> Task directions
Set down the records once more, please, exactly and with the pictures left out.

──────── Provided data ────────

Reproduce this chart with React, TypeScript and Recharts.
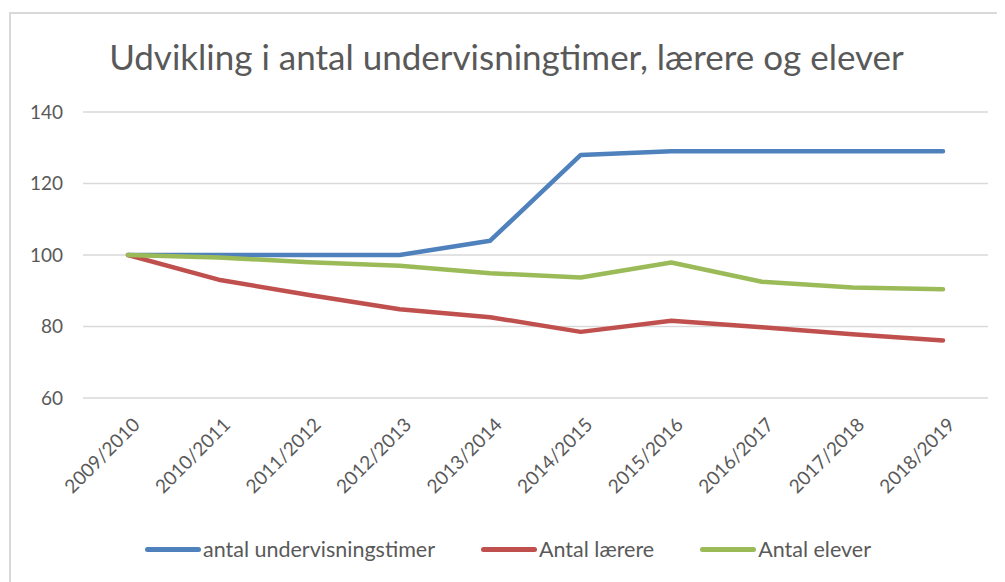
import { LineChart, Line, XAxis, YAxis, CartesianGrid, Legend } from "recharts";

const categories = [
  "2009/2010",
  "2010/2011",
  "2011/2012",
  "2012/2013",
  "2013/2014",
  "2014/2015",
  "2015/2016",
  "2016/2017",
  "2017/2018",
  "2018/2019",
];
const timer = [100, 100, 100, 100, 104, 128, 129, 129, 129, 129];
const laerere = [100, 93.1, 88.8, 84.8, 82.6, 78.5, 81.6, 79.8, 77.8, 76.1];
const elever = [100, 99.3, 98, 97, 94.9, 93.7, 97.9, 92.5, 90.9, 90.4];
const yTicks = [60, 80, 100, 120, 140];

const data = categories.map((c, i) => ({
  name: c,
  timer: timer[i],
  laerere: laerere[i],
  elever: elever[i],
}));

const FONT = "Lato, 'Open Sans', sans-serif";
const TEXT = "#595959";

const XTick = (props: any) => {
  const { x, y, payload } = props;
  const ax = x + 13;
  const ay = y + 20;
  return (
    <text
      x={ax}
      y={ay}
      transform={`rotate(-45, ${ax}, ${ay})`}
      textAnchor="end"
      fill={TEXT}
      fontSize={19}
      fontFamily={FONT}
    >
      {payload.value}
    </text>
  );
};

const series = [
  { key: "timer", label: "antal undervisningstimer", color: "#4F81BD" },
  { key: "laerere", label: "Antal lærere", color: "#C0504D" },
  { key: "elever", label: "Antal elever", color: "#9BBB59" },
];

const LegendContent = () => (
  <div
    style={{
      display: "flex",
      justifyContent: "center",
      gap: 46,
      fontFamily: FONT,
      fontSize: 21.5,
      color: TEXT,
      paddingLeft: 20,
    }}
  >
    {series.map((s) => (
      <div key={s.key} style={{ display: "flex", alignItems: "center" }}>
        <div
          style={{
            width: 56,
            height: 5,
            borderRadius: 3,
            background: s.color,
            marginRight: 2,
          }}
        />
        <span>{s.label}</span>
      </div>
    ))}
  </div>
);

export default function App() {
  return (
    <div style={{ position: "relative", width: 997, height: 574 }}>
      <div
        style={{
          position: "absolute",
          left: 1,
          top: 4,
          width: 996,
          height: 570,
          borderTop: "2px solid #D9D9D9",
          borderLeft: "2px solid #D9D9D9",
        }}
      />
      <div
        style={{
          position: "absolute",
          left: 0,
          top: 27,
          width: 997,
          textAlign: "center",
          fontFamily: FONT,
          fontSize: 35,
          color: TEXT,
        }}
      >
        Udvikling i antal undervisningtimer, lærere og elever
      </div>
      <div style={{ position: "absolute", left: 0, top: 0 }}>
        <LineChart
          width={990}
          height={570}
          data={data}
          margin={{ top: 104, right: 10, bottom: 0, left: 0 }}
        >
          <CartesianGrid vertical={false} stroke="#D9D9D9" strokeWidth={1.5} />
          <XAxis
            dataKey="name"
            axisLine={false}
            tickLine={false}
            tick={<XTick />}
            interval={0}
            height={154}
            padding={{ left: 45, right: 45 }}
          />
          <YAxis
            domain={[60, 140]}
            ticks={yTicks}
            axisLine={false}
            tickLine={false}
            width={75}
            tick={{ fill: TEXT, fontSize: 19, fontFamily: FONT, dx: -12 }}
          />
          <Legend
            verticalAlign="bottom"
            content={<LegendContent />}
            wrapperStyle={{ bottom: 16 }}
          />
          {series.map((s) => (
            <Line
              key={s.key}
              type="linear"
              dataKey={s.key}
              stroke={s.color}
              strokeWidth={4.5}
              strokeLinecap="round"
              strokeLinejoin="round"
              dot={false}
              isAnimationActive={false}
            />
          ))}
        </LineChart>
      </div>
    </div>
  );
}
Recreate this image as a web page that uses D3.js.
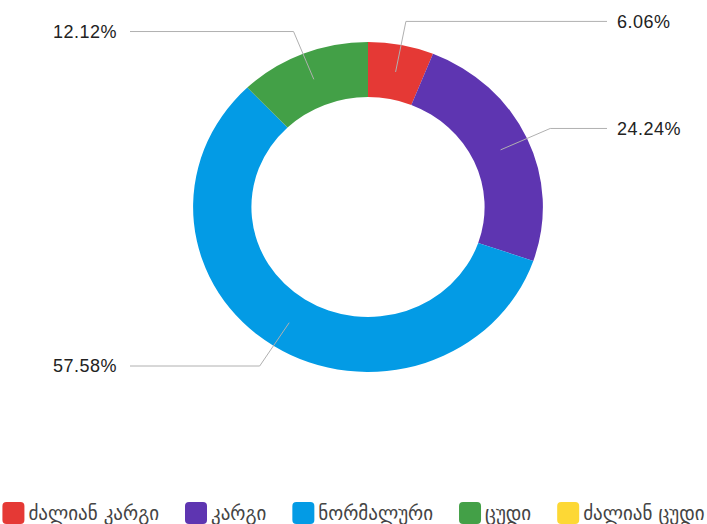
<!DOCTYPE html>
<html>
<head>
<meta charset="utf-8">
<script src="https://cdn.jsdelivr.net/npm/d3@7"></script>
<style>
  body { margin: 0; background: #fff; }
  svg { display: block; }
</style>
</head>
<body>
<div id="chart"></div>
<script>
// Donut chart - share of answers per rating
const categories = ["ძალიან კარგი", "კარგი", "ნორმალური", "ცუდი", "ძალიან ცუდი"];
const percents = [6.06, 24.24, 57.58, 12.12, 0];
const colors = ["#e53935", "#5e35b1", "#039be5", "#43a047", "#fdd835"];

const data = categories.map((c, i) => ({ name: c, value: percents[i], color: colors[i] }));

const width = 707;
const height = 524;
const cx = 368, cy = 207;
const outerR = 165, innerR = 110;
const sx = 1.06; // slight horizontal stretch seen in the reference

const svg = d3.select("#chart").append("svg")
    .attr("width", width)
    .attr("height", height);

const pie = d3.pie().sort(null).value(d => d.value);
const arcs = pie(data);

const arc = d3.arc().innerRadius(innerR).outerRadius(outerR);

svg.append("g")
    .attr("transform", `translate(${cx},${cy}) scale(${sx},1)`)
    .selectAll("path")
    .data(arcs.filter(d => d.value > 0))
    .enter()
    .append("path")
    .attr("d", arc)
    .attr("fill", d => d.data.color);

// leader lines + labels
const midR = (innerR + outerR) / 2;
const elbowR = 189;
const rightX = 607, leftX = 130;

function pt(angle, r) {
    return [cx + Math.sin(angle) * r * sx, cy - Math.cos(angle) * r];
}

const labels = svg.append("g");
arcs.filter(d => d.value > 0).forEach(d => {
    const a = (d.startAngle + d.endAngle) / 2;
    const p0 = pt(a, midR);
    const p1 = pt(a, elbowR);
    const right = Math.sin(a) >= 0;
    const p2 = [right ? rightX : leftX, p1[1]];

    labels.append("polyline")
        .attr("points", [p0, p1, p2].map(p => p.join(",")).join(" "))
        .attr("fill", "none")
        .attr("stroke", "#b0b0b0")
        .attr("stroke-width", 1);

    labels.append("text")
        .attr("x", right ? p2[0] + 10 : p2[0] - 13)
        .attr("y", p2[1])
        .attr("dy", "0.35em")
        .attr("text-anchor", right ? "start" : "end")
        .style("font-family", "'Liberation Sans', Arial, sans-serif")
        .style("font-size", "18px")
        .style("letter-spacing", "0.5px")
        .style("fill", "#222")
        .text(d.value.toFixed(2) + "%");
});

// legend
const legend = svg.append("g");
const box = 22, pad = 4, gap = 26;
let x = 0;
data.forEach(d => {
    const g = legend.append("g").attr("transform", `translate(${x},0)`);
    g.append("rect")
        .attr("width", box)
        .attr("height", box)
        .attr("rx", 4)
        .attr("fill", d.color);
    const t = g.append("text")
        .attr("x", box + pad)
        .attr("y", box / 2)
        .attr("dy", "0.35em")
        .style("font-family", "'DejaVu Sans', sans-serif")
        .style("font-size", "19px")
        .style("fill", "#444")
        .text(d.name);
    x += box + pad + t.node().getComputedTextLength() + gap;
});
const legendW = x - gap;
legend.attr("transform", `translate(${(width - legendW) / 2},${502})`);
</script>
</body>
</html>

────────

> Exercise solution
Reproduce this chart with React, TypeScript and Recharts.
import { LineChart, Line, XAxis, YAxis, CartesianGrid, Legend } from "recharts";

const categories = [
  "2009/2010",
  "2010/2011",
  "2011/2012",
  "2012/2013",
  "2013/2014",
  "2014/2015",
  "2015/2016",
  "2016/2017",
  "2017/2018",
  "2018/2019",
];
const timer = [100, 100, 100, 100, 104, 128, 129, 129, 129, 129];
const laerere = [100, 93.1, 88.8, 84.8, 82.6, 78.5, 81.6, 79.8, 77.8, 76.1];
const elever = [100, 99.3, 98, 97, 94.9, 93.7, 97.9, 92.5, 90.9, 90.4];
const yTicks = [60, 80, 100, 120, 140];

const data = categories.map((c, i) => ({
  name: c,
  timer: timer[i],
  laerere: laerere[i],
  elever: elever[i],
}));

const FONT = "Lato, 'Open Sans', sans-serif";
const TEXT = "#595959";

const XTick = (props: any) => {
  const { x, y, payload } = props;
  const ax = x + 13;
  const ay = y + 20;
  return (
    <text
      x={ax}
      y={ay}
      transform={`rotate(-45, ${ax}, ${ay})`}
      textAnchor="end"
      fill={TEXT}
      fontSize={19}
      fontFamily={FONT}
    >
      {payload.value}
    </text>
  );
};

const series = [
  { key: "timer", label: "antal undervisningstimer", color: "#4F81BD" },
  { key: "laerere", label: "Antal lærere", color: "#C0504D" },
  { key: "elever", label: "Antal elever", color: "#9BBB59" },
];

const LegendContent = () => (
  <div
    style={{
      display: "flex",
      justifyContent: "center",
      gap: 46,
      fontFamily: FONT,
      fontSize: 21.5,
      color: TEXT,
      paddingLeft: 20,
    }}
  >
    {series.map((s) => (
      <div key={s.key} style={{ display: "flex", alignItems: "center" }}>
        <div
          style={{
            width: 56,
            height: 5,
            borderRadius: 3,
            background: s.color,
            marginRight: 2,
          }}
        />
        <span>{s.label}</span>
      </div>
    ))}
  </div>
);

export default function App() {
  return (
    <div style={{ position: "relative", width: 997, height: 574 }}>
      <div
        style={{
          position: "absolute",
          left: 1,
          top: 4,
          width: 996,
          height: 570,
          borderTop: "2px solid #D9D9D9",
          borderLeft: "2px solid #D9D9D9",
        }}
      />
      <div
        style={{
          position: "absolute",
          left: 0,
          top: 27,
          width: 997,
          textAlign: "center",
          fontFamily: FONT,
          fontSize: 35,
          color: TEXT,
        }}
      >
        Udvikling i antal undervisningtimer, lærere og elever
      </div>
      <div style={{ position: "absolute", left: 0, top: 0 }}>
        <LineChart
          width={990}
          height={570}
          data={data}
          margin={{ top: 104, right: 10, bottom: 0, left: 0 }}
        >
          <CartesianGrid vertical={false} stroke="#D9D9D9" strokeWidth={1.5} />
          <XAxis
            dataKey="name"
            axisLine={false}
            tickLine={false}
            tick={<XTick />}
            interval={0}
            height={154}
            padding={{ left: 45, right: 45 }}
          />
          <YAxis
            domain={[60, 140]}
            ticks={yTicks}
            axisLine={false}
            tickLine={false}
            width={75}
            tick={{ fill: TEXT, fontSize: 19, fontFamily: FONT, dx: -12 }}
          />
          <Legend
            verticalAlign="bottom"
            content={<LegendContent />}
            wrapperStyle={{ bottom: 16 }}
          />
          {series.map((s) => (
            <Line
              key={s.key}
              type="linear"
              dataKey={s.key}
              stroke={s.color}
              strokeWidth={4.5}
              strokeLinecap="round"
              strokeLinejoin="round"
              dot={false}
              isAnimationActive={false}
            />
          ))}
        </LineChart>
      </div>
    </div>
  );
}
Recreate this image as a web page that uses D3.js.
<!DOCTYPE html>
<html>
<head>
<meta charset="utf-8">
<script src="https://cdn.jsdelivr.net/npm/d3@7"></script>
<style>
  body { margin: 0; background: #fff; }
  svg { display: block; }
</style>
</head>
<body>
<div id="chart"></div>
<script>
// Donut chart - share of answers per rating
const categories = ["ძალიან კარგი", "კარგი", "ნორმალური", "ცუდი", "ძალიან ცუდი"];
const percents = [6.06, 24.24, 57.58, 12.12, 0];
const colors = ["#e53935", "#5e35b1", "#039be5", "#43a047", "#fdd835"];

const data = categories.map((c, i) => ({ name: c, value: percents[i], color: colors[i] }));

const width = 707;
const height = 524;
const cx = 368, cy = 207;
const outerR = 165, innerR = 110;
const sx = 1.06; // slight horizontal stretch seen in the reference

const svg = d3.select("#chart").append("svg")
    .attr("width", width)
    .attr("height", height);

const pie = d3.pie().sort(null).value(d => d.value);
const arcs = pie(data);

const arc = d3.arc().innerRadius(innerR).outerRadius(outerR);

svg.append("g")
    .attr("transform", `translate(${cx},${cy}) scale(${sx},1)`)
    .selectAll("path")
    .data(arcs.filter(d => d.value > 0))
    .enter()
    .append("path")
    .attr("d", arc)
    .attr("fill", d => d.data.color);

// leader lines + labels
const midR = (innerR + outerR) / 2;
const elbowR = 189;
const rightX = 607, leftX = 130;

function pt(angle, r) {
    return [cx + Math.sin(angle) * r * sx, cy - Math.cos(angle) * r];
}

const labels = svg.append("g");
arcs.filter(d => d.value > 0).forEach(d => {
    const a = (d.startAngle + d.endAngle) / 2;
    const p0 = pt(a, midR);
    const p1 = pt(a, elbowR);
    const right = Math.sin(a) >= 0;
    const p2 = [right ? rightX : leftX, p1[1]];

    labels.append("polyline")
        .attr("points", [p0, p1, p2].map(p => p.join(",")).join(" "))
        .attr("fill", "none")
        .attr("stroke", "#b0b0b0")
        .attr("stroke-width", 1);

    labels.append("text")
        .attr("x", right ? p2[0] + 10 : p2[0] - 13)
        .attr("y", p2[1])
        .attr("dy", "0.35em")
        .attr("text-anchor", right ? "start" : "end")
        .style("font-family", "'Liberation Sans', Arial, sans-serif")
        .style("font-size", "18px")
        .style("letter-spacing", "0.5px")
        .style("fill", "#222")
        .text(d.value.toFixed(2) + "%");
});

// legend
const legend = svg.append("g");
const box = 22, pad = 4, gap = 26;
let x = 0;
data.forEach(d => {
    const g = legend.append("g").attr("transform", `translate(${x},0)`);
    g.append("rect")
        .attr("width", box)
        .attr("height", box)
        .attr("rx", 4)
        .attr("fill", d.color);
    const t = g.append("text")
        .attr("x", box + pad)
        .attr("y", box / 2)
        .attr("dy", "0.35em")
        .style("font-family", "'DejaVu Sans', sans-serif")
        .style("font-size", "19px")
        .style("fill", "#444")
        .text(d.name);
    x += box + pad + t.node().getComputedTextLength() + gap;
});
const legendW = x - gap;
legend.attr("transform", `translate(${(width - legendW) / 2},${502})`);
</script>
</body>
</html>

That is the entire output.